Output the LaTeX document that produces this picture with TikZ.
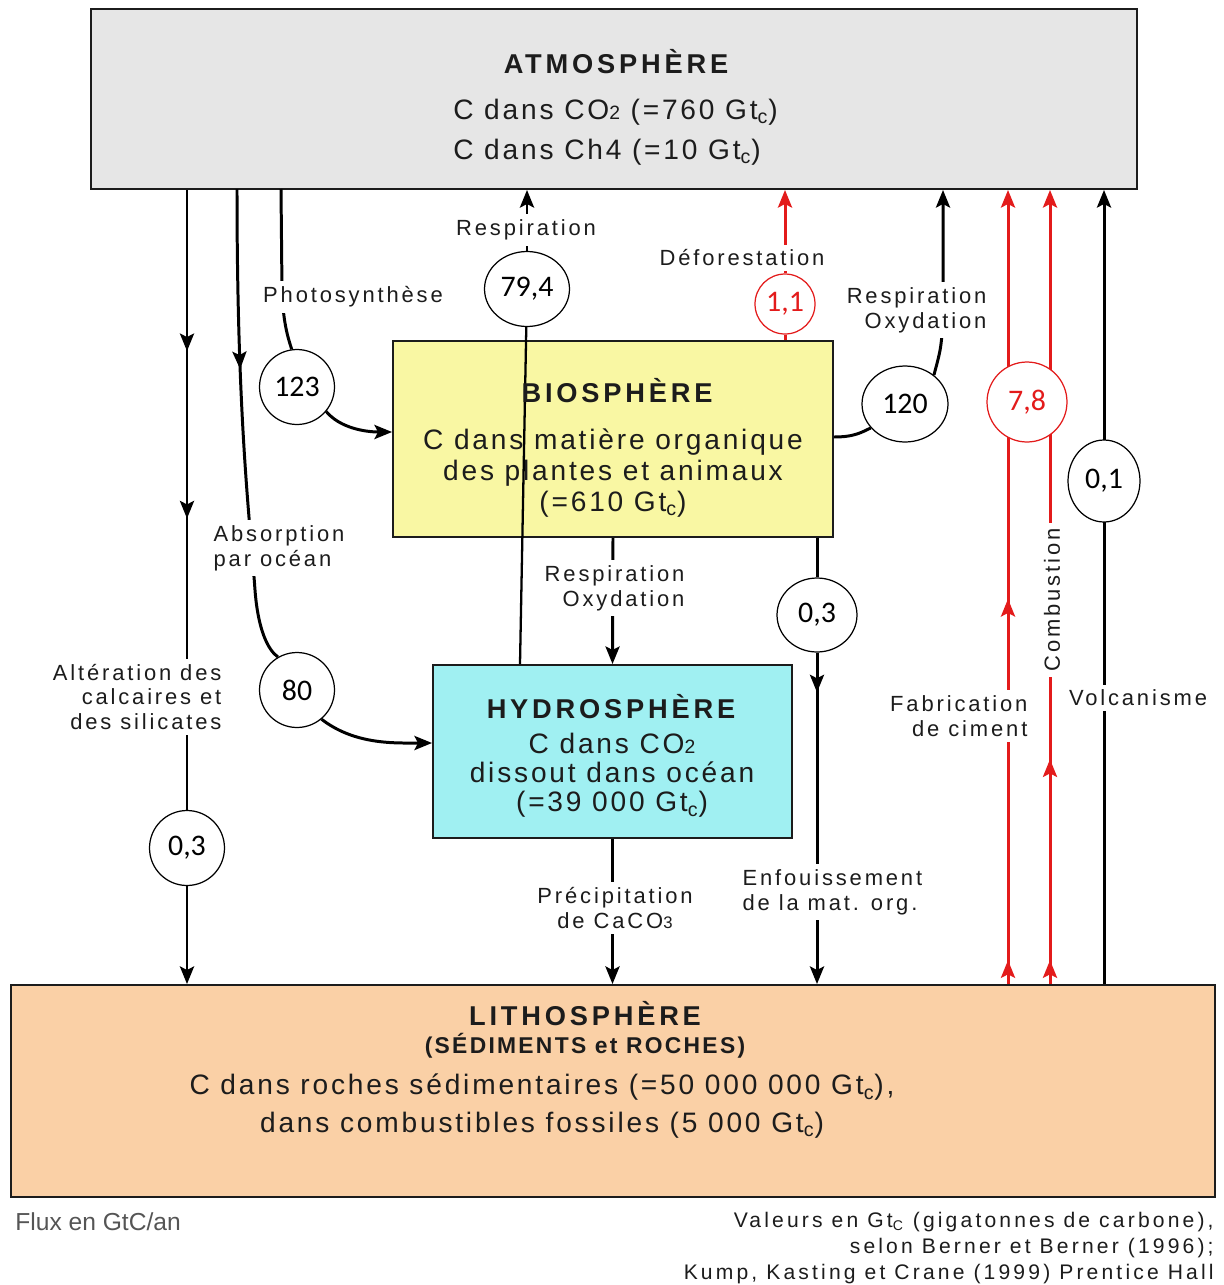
\documentclass[tikz,border=0pt]{standalone}
\usepackage{fontspec}
\setmainfont{Liberation Sans}[LetterSpace=10]
\newfontfamily\plainfont{Liberation Sans}
\newfontfamily\numfont{Carlito}
\usetikzlibrary{shapes.geometric,arrows.meta,decorations.markings}

\definecolor{atmogray}{HTML}{E6E6E6}
\definecolor{bioyellow}{HTML}{F9F7A3}
\definecolor{hydrocyan}{HTML}{A0F0F2}
\definecolor{lithopeach}{HTML}{FAD0A6}
\definecolor{fluxred}{HTML}{E31B1B}
\definecolor{inkgray}{HTML}{1C1C1C}
\definecolor{notegray}{HTML}{555555}

\newcommand\lowdigit[2]{{\fontsize{#1}{#1}\selectfont #2}}

\pgfdeclarelayer{boxes}
\pgfdeclarelayer{links}
\pgfsetlayers{boxes,links,main}

\tikzset{
  pool/.style={rectangle, draw=inkgray, line width=1.1pt, inner sep=0pt},
  pooltitle/.style={inner sep=0pt, text=inkgray,
    font=\fontsize{15.5}{18}\selectfont\bfseries\addfontfeature{LetterSpace=14}},
  pooltext/.style={inner sep=0pt, text=inkgray, align=center},
  fluxval/.style={ellipse, draw, fill=white, line width=0.7pt, inner sep=0pt,
    font=\numfont\fontsize{17}{20}\selectfont},
  fluxlabel/.style={fill=white, inner sep=3pt, text=inkgray,
    font=\fontsize{12.5}{14.2}\selectfont\addfontfeature{LetterSpace=13}},
  flux/.style={line width=1.7pt},
  arrowend/.style={-{Stealth[length=10pt,width=8pt,inset=2pt]}},
  midarrow/.style={postaction={decorate, decoration={markings,
    mark=at position #1 with {\arrow{Stealth[length=10pt,width=8pt,inset=2pt]}}}}}
}

\begin{document}
\begin{tikzpicture}[x=0.02cm, y=-0.02cm]
    \useasboundingbox (0,0) rectangle (1224,1285);

    % Reservoirs

    \begin{pgfonlayer}{boxes}
    \node (atmo) [pool, fill=atmogray, minimum width=20.92cm,
                  minimum height=3.6cm] at (614,99) {};
    \node (bio) [pool, fill=bioyellow, minimum width=8.8cm,
                 minimum height=3.92cm] at (613,439) {};
    \node (hydro) [pool, fill=hydrocyan, minimum width=7.18cm,
                   minimum height=3.46cm] at (612.5,751.5) {};
    \node (litho) [pool, fill=lithopeach, minimum width=24.08cm,
                   minimum height=4.24cm] at (613,1091) {};
    \end{pgfonlayer}

    \node (atmotitle) [pooltitle] at (616,62) {ATMOSPHÈRE};
    \node (atmotext) [pooltext, align=left, anchor=west,
                      font=\fontsize{16}{22.7}\selectfont] at (453,132)
          {C dans CO\lowdigit{11}{2} (=760 Gt\textsubscript{c})\\
           C dans Ch4 (=10 Gt\textsubscript{c})};

    \node (biotitle) [pooltitle] at (617,391) {BIOSPHÈRE};
    \node (biotext) [pooltext, font=\fontsize{16}{17.6}\selectfont]
          at (613,473) {C dans matière organique\\des plantes et animaux\\
                        (=610 Gt\textsubscript{c})};

    \node (hydrotitle) [pooltitle] at (611,707) {HYDROSPHÈRE};
    \node (hydrotext) [pooltext, font=\fontsize{16}{16.6}\selectfont]
          at (612,775) {C dans CO\lowdigit{11}{2}\\dissout dans océan\\
                        (=39 000 Gt\textsubscript{c})};

    \node (lithotitle) [pooltitle] at (585,1014) {LITHOSPHÈRE};
    \node (lithosub) [pooltitle,
                      font=\fontsize{13}{15}\selectfont\bfseries\addfontfeature{LetterSpace=10}]
          at (585,1046) {(SÉDIMENTS et ROCHES)};
    \node (lithotext) [pooltext, font=\fontsize{16}{21.5}\selectfont]
          at (542,1106) {C dans roches sédimentaires (=50 000 000 Gt\textsubscript{c}),\\
                         dans combustibles fossiles (5 000 Gt\textsubscript{c})};

    % Flux values

    \node (c123) [fluxval, minimum width=1.5cm, minimum height=1.5cm] at (297,387) {123};
    \node (c794) [fluxval, minimum width=1.7cm, minimum height=1.5cm] at (527,289) {79,4};
    \node (c80) [fluxval, minimum width=1.5cm, minimum height=1.5cm] at (297,690) {80};
    \node (c03a) [fluxval, minimum width=1.5cm, minimum height=1.5cm] at (187,848) {0,3};
    \node (c11) [fluxval, draw=fluxred, text=fluxred, minimum width=1.2cm,
                 minimum height=1.2cm] at (785,304) {1,1};
    \node (c120) [fluxval, minimum width=1.72cm, minimum height=1.52cm] at (905,404) {120};
    \node (c78) [fluxval, draw=fluxred, text=fluxred, minimum width=1.6cm,
                 minimum height=1.6cm] at (1027,402) {7,8};
    \node (c01) [fluxval, minimum width=1.44cm, minimum height=1.64cm] at (1104,481) {0,1};
    \node (c03b) [fluxval, minimum width=1.6cm, minimum height=1.48cm] at (817,615) {0,3};

    % Flux labels

    \node (photlabel) [fluxlabel] at (353,297) {Photosynthèse};
    \node (resplabel) [fluxlabel] at (526,230) {Respiration};
    \node (defolabel) [fluxlabel] at (742,258) {Déforestation};
    \node (oxylabel) [fluxlabel, align=right, anchor=east] at (992,310)
          {Respiration\\Oxydation};
    \node (abslabel) [fluxlabel, align=left, anchor=west] at (208,548)
          {Absorption\\par océan};
    \node (altlabel) [fluxlabel, align=right, anchor=east] at (227,697)
          {Altération des\\calcaires et\\des silicates};
    \node (bhlabel) [fluxlabel, align=right, anchor=east] at (690,588)
          {Respiration\\Oxydation};
    \node (preclabel) [fluxlabel, align=center] at (615,908)
          {Précipitation\\de CaCO\lowdigit{9.5}{3}};
    \node (enflabel) [fluxlabel, align=left, anchor=west] at (737,892)
          {Enfouissement\\de la mat. org.};
    \node (fablabel) [fluxlabel, align=right, anchor=east] at (1033,716)
          {Fabrication\\de ciment};
    \node (comblabel) [fluxlabel, rotate=90] at (1052,600) {Combustion};
    \node (volclabel) [fluxlabel] at (1138,698) {Volcanisme};

    \node (fluxnote) [anchor=west, inner sep=0pt, text=notegray,
                      font=\plainfont\fontsize{14}{16}\selectfont] at (15,1222)
          {Flux en GtC/an};
    \node (sourcenote) [anchor=east, inner sep=0pt, align=right, text=inkgray,
                        font=\fontsize{12}{14.7}\selectfont\addfontfeature{LetterSpace=15}]
          at (1214,1248)
          {Valeurs en Gt\textsubscript{C} (gigatonnes de carbone),\\
           selon Berner et Berner (1996);\\
           Kump, Kasting et Crane (1999) Prentice Hall};

    \coordinate (absx) at (237,189);
    \coordinate (photx) at (281,189);
    \coordinate (respx) at (520,0);
    \coordinate (oxyx) at (943,0);
    \coordinate (fabx) at (1008,0);
    \coordinate (combx) at (1050,0);

    % Connectors

    \begin{pgfonlayer}{links}
    \draw [flux, midarrow=0.26, midarrow=0.53] (atmo.south -| c03a) -- (c03a);
    \draw [flux, arrowend] (c03a) -- (litho.north -| c03a);
    \draw [flux, midarrow=0.38] (absx) .. controls (237,420) and (250,520) .. (255,590)
          .. controls (258,630) and (268,650) .. (c80.120);
    \draw [flux, arrowend] (c80.-50) .. controls (355,745) and (395,743)
          .. ([yshift=0.17cm]hydro.west);
    \draw [flux] (photx) -- (282,290) .. controls (283,320) and (287,335) .. (c123.98);
    \draw [flux, arrowend] (c123.-40) .. controls (340,428) and (365,432)
          .. ([yshift=0.14cm]bio.west);
    \draw [flux, line width=1.3pt] (hydro.north -| respx) -- (c794);
    \draw [flux, arrowend] (c794) -- (atmo.south -| c794);
    \draw [flux, fluxred] (bio.north -| c11) -- (c11);
    \draw [flux, fluxred, arrowend] (c11) -- (atmo.south -| c11);
    \draw [flux] ([yshift=0.04cm]bio.east) .. controls (855,437) and (862,432) .. (c120.-145);
    \draw [flux, arrowend] (c120.45) .. controls (942,345) .. (943,300)
          -- (atmo.south -| oxyx);
    \draw [flux, fluxred, midarrow=0.03, midarrow=0.485, arrowend]
          (litho.north -| fabx) -- (atmo.south -| fabx);
    \draw [flux, fluxred, midarrow=0.03, midarrow=0.283, arrowend]
          (litho.north -| combx) -- (atmo.south -| combx);
    \draw [flux, arrowend] (litho.north -| c01) -- (atmo.south -| c01);
    \draw [flux, arrowend] (bio.south) -- (hydro.north);
    \draw [flux] (bio.south -| c03b) -- (c03b);
    \draw [flux, midarrow=0.12, arrowend] (c03b) -- (litho.north -| c03b);
    \draw [flux, arrowend] (hydro.south) -- (litho.north -| hydro.south);
    \end{pgfonlayer}
\end{tikzpicture}
\end{document}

----------------

TO BE DONE:
All lines in the data that contain the word "with" should be copied.

WRITTEN ANSWER:
Output the LaTeX document that produces this picture with TikZ.
    mark=at position #1 with {\arrow{Stealth[length=10pt,width=8pt,inset=2pt]}}}}}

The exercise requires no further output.